Monumental Piles of Yin and Yang

Yin: There's been a lot of death going around recently. My friend and coworker came into work one day crying. One of her best friends had just died, but between her crying she tried to laugh it off anyway and move on with her day. My boss's friend died only a few days later. I have another friend who's father has just died only a couple months ago. Even famous people I respect and have never known are dying. Tim Russert and George Carlin, just to name a few in the past couple weeks. Maybe it is that ten-year mark where all the plants must burn so that new plants may grow. Who knows. Maybe death just tends to have short bursts where it is not necessarily more imminent, just more noticeable to any one group of people. People are always dying, but we only notice some of the time.

Half of the time I'm awake and alive I feel on the edge of mortality... like the clock is ticking and I'm not doing anything to make sure that I'm putting the life I was given to any use, and it's going to be too late when I actually get the guts to do anything. During the winter months when all the day-to-day business and the outdoor activities and the animals breeding and everybody's metabolism comes to a total crawl it is easy to be okay with your life moving so so slow because that's how the world is, and dying miserable and lonely and unproductive isn't something most people do, so when most people are like you for a while it is easy to be optimistic about your impending doom.

So when Summer comes around it's really really evident how much time you are wasting, because everybody else is going out and doing things every day and the sun is shining that beautiful golden LA-sun color, even if it's doing so at 106 degrees Fahrenheit. And if you have job troubles you can't look for a new one because it's that time of year where the demand for jobs spikes tremendously and most other people are more qualified than you.

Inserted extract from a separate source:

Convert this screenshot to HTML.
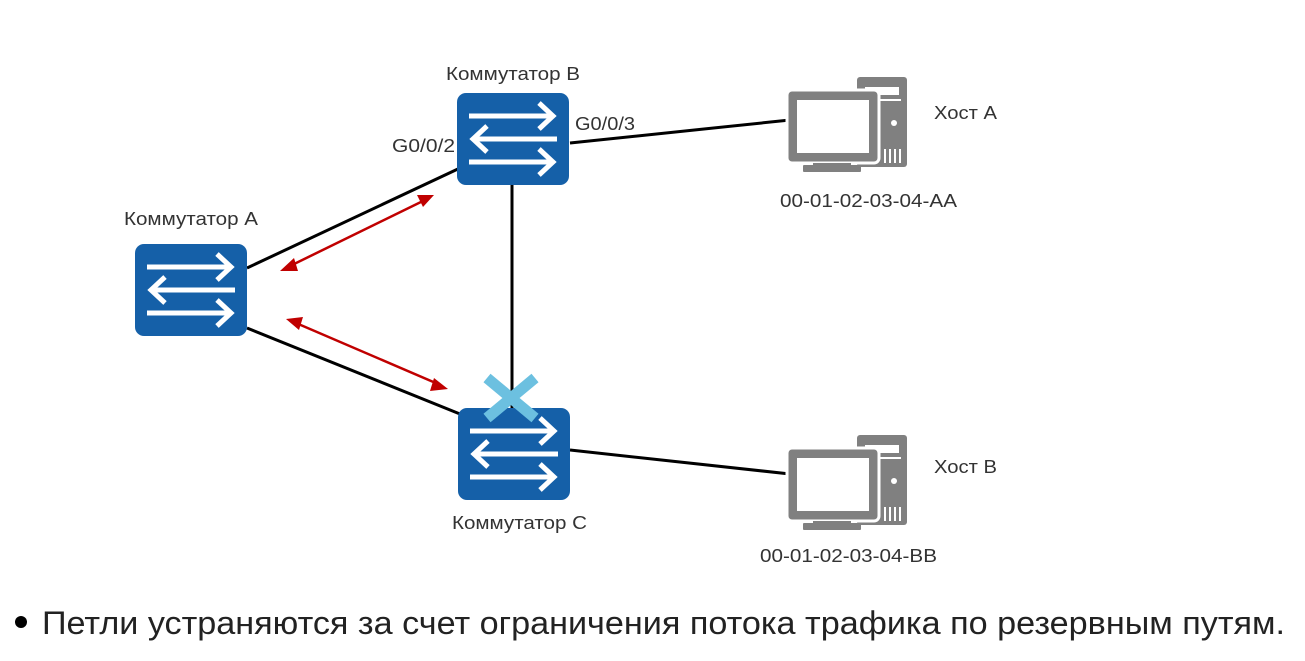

Yang: So I'm not wasting as much time anymore. I'm eating better and I'm walking more and I'm saving money but I'm also blowing it on adventures, because out of all the things I might like to buy, it's the adventures that are going to matter when I am old, and it's the adventures that keep me sane and actually make me happy. I don't smell like cheese because I take better care of myself.
I don't really believe in being reborn by your own hands. When you're a self-doubting self-conscious self-loathing dude it's easy to think that changing all the things you want to change about yourself is going to make you a better person, but it won't. I'm still the same guy I was, I just am trying to pursue happiness instead of not caring or just dicking around all the time. Sometimes you can sell your soul for friends, and that works just fine and dandy but when they leave you, it's okay to wake up and realize that it wasn't meant to be anyway, and move on. Loneliness isn't really something to be ashamed of, but it's something you shouldn't have to live with anyway.
This summer smells promising. I'm going up to San Francisco with one of my wonderful friends and seeing my favorite band play with some of my other favorite bands, and I'm going to a bunch of amazing shows, and I'm doing things that I've been putting off for a long time. I trim my beard and comb my hair (up, so it doesn't count, does it?).
I think for once in my life, I'm wearing clothes that fit, and I mean that in more ways than one.